Previous posters to this topic have entirely missed the point. This is a great routine. The responses about using cURL instead apparently did not even look at the posting. It uses cURL! What it does is replicate what FireFox does, which no rational website will disallow. If you don't like that, change the header to replicate IE. Either way, it uses cURL and is much faster, and puts a far lighter load on the client server, than does file_get_contents. As the posting stands now, some websites will still return a 503, but if you change a couple of values in the header to update to 2012, it works fine with all websites we have tested. Great posting!!! Saved me hours of digging through FireFox to see how they communicated. Thank you!!!

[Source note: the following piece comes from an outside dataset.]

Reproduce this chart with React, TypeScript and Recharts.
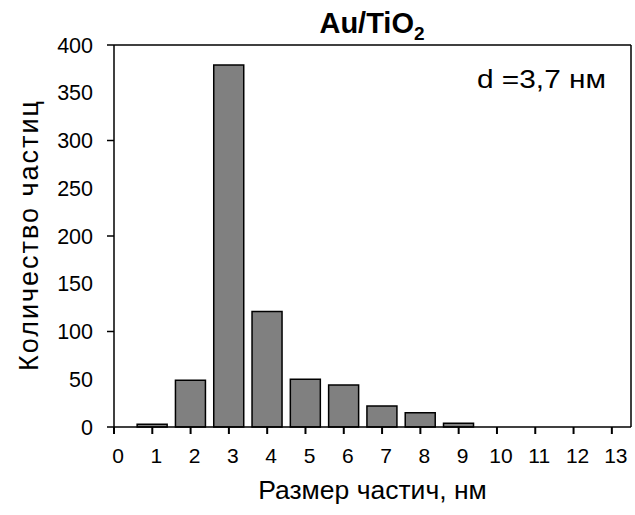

You always can block the site's ip if you know the site that scraping datas. If you block the ip they can not scrape from your site, unless they use proxy server. That's what makes curl amazing. I love it
As said above, you can not stop people from scraping your site. You can make it harder. The above site is probably checking for referral and/or browser agent. Try adding the following two options: curl_setopt($curl, CURLOPT_REFERER, 'http://london.vivastreet.co.uk'); curl_setopt($curl, CURLOPT_USERAGENT, 'Mozilla/5.0 (Windows; U; Windows NT 5.1; en-US; rv:1.8.1.13) Gecko/20080311 Firefox/2.0.0.13'); PHP:
Properly formed, there should be NO way to distinguish PHP or any other UA from a 'legitimate' user agent like a browser. HTTP and HTML are open formats, as such blocking ANY user agent isn't just bad practice, it's effectively impossible as anything you do can easily be slapped aside in moments. It's a bit like the people who want to 'obfuscate' their code -- the web isn't designed for it and as such ANYTHING you try to do to pull it off is 100% grade A farm fresh manure. Anyone tells you otherwise they're packing you so full of sand you could change your name to Sahara. Really, if the data is sensitive enough you want to block access to ANY user agent, don't put it online in the first place!